> **Brief**: Begin at the first line below and copy each line exactly, ending with the line where "import pandas as pd" appears.

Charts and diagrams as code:
+++

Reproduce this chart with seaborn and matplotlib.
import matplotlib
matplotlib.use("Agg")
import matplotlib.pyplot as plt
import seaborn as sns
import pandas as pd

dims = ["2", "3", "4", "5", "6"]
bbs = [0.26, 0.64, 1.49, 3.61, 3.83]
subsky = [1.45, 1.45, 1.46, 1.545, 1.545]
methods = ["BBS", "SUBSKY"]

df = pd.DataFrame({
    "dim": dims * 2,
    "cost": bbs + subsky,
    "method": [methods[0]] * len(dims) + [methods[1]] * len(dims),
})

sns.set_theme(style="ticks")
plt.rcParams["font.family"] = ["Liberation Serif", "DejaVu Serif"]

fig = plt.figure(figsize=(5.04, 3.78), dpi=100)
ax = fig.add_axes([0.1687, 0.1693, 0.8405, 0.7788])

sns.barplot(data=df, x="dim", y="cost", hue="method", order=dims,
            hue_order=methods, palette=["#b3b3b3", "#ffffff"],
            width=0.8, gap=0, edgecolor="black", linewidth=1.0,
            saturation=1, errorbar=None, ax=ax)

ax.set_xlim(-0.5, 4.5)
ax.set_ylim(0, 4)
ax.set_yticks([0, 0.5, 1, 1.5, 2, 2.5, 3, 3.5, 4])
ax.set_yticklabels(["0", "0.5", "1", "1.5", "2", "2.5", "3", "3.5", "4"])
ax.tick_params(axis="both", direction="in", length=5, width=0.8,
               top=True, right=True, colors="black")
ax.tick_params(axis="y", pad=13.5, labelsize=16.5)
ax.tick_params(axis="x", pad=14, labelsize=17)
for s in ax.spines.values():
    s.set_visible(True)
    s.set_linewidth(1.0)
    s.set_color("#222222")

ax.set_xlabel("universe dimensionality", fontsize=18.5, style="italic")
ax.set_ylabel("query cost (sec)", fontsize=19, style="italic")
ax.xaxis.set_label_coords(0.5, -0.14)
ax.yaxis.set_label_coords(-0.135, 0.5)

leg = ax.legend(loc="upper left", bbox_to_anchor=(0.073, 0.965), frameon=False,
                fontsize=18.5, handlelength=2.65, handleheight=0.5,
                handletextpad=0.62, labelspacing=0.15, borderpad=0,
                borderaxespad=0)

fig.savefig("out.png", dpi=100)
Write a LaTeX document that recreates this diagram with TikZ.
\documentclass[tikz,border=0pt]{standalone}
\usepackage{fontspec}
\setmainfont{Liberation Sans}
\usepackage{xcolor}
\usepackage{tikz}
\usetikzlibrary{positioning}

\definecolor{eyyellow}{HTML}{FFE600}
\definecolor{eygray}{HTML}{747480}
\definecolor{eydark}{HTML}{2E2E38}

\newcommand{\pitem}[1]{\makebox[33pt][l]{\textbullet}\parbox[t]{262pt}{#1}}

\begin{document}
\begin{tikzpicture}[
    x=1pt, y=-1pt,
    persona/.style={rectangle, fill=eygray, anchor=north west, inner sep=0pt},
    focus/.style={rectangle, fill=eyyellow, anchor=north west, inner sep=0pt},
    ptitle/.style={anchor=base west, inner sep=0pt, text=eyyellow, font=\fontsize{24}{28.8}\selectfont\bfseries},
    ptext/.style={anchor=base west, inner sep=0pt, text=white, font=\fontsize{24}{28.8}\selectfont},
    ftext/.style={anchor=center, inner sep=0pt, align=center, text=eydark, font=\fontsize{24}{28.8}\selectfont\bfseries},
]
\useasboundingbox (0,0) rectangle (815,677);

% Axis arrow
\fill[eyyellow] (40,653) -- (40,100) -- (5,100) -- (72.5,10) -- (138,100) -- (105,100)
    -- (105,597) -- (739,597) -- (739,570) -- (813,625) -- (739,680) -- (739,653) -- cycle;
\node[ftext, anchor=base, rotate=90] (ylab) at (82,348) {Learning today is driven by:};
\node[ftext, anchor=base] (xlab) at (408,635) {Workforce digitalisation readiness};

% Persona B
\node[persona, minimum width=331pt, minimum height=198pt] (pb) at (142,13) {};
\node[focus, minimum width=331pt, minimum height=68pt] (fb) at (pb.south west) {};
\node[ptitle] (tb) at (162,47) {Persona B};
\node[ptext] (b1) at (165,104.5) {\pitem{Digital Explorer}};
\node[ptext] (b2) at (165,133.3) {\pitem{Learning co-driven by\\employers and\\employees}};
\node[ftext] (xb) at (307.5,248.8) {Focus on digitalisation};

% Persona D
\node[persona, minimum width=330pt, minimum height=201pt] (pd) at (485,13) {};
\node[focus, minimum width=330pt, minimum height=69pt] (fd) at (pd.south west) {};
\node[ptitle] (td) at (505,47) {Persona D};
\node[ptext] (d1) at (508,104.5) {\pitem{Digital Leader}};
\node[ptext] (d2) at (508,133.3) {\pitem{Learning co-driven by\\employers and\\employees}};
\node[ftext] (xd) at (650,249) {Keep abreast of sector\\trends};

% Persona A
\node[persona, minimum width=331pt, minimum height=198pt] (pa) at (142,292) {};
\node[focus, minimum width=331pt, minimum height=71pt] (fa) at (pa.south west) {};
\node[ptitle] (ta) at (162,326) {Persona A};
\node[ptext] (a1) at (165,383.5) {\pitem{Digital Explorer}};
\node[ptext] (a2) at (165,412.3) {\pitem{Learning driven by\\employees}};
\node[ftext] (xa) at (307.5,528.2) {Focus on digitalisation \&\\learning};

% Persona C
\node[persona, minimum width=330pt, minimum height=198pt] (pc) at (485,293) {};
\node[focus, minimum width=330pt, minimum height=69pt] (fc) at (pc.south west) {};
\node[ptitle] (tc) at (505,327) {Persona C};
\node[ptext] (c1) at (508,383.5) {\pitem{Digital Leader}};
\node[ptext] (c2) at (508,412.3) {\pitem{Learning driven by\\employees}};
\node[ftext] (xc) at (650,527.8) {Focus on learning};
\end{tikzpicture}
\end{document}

+++

> **Solution to the problem**:
Reproduce this chart with seaborn and matplotlib.
import matplotlib
matplotlib.use("Agg")
import matplotlib.pyplot as plt
import seaborn as sns
import pandas as pd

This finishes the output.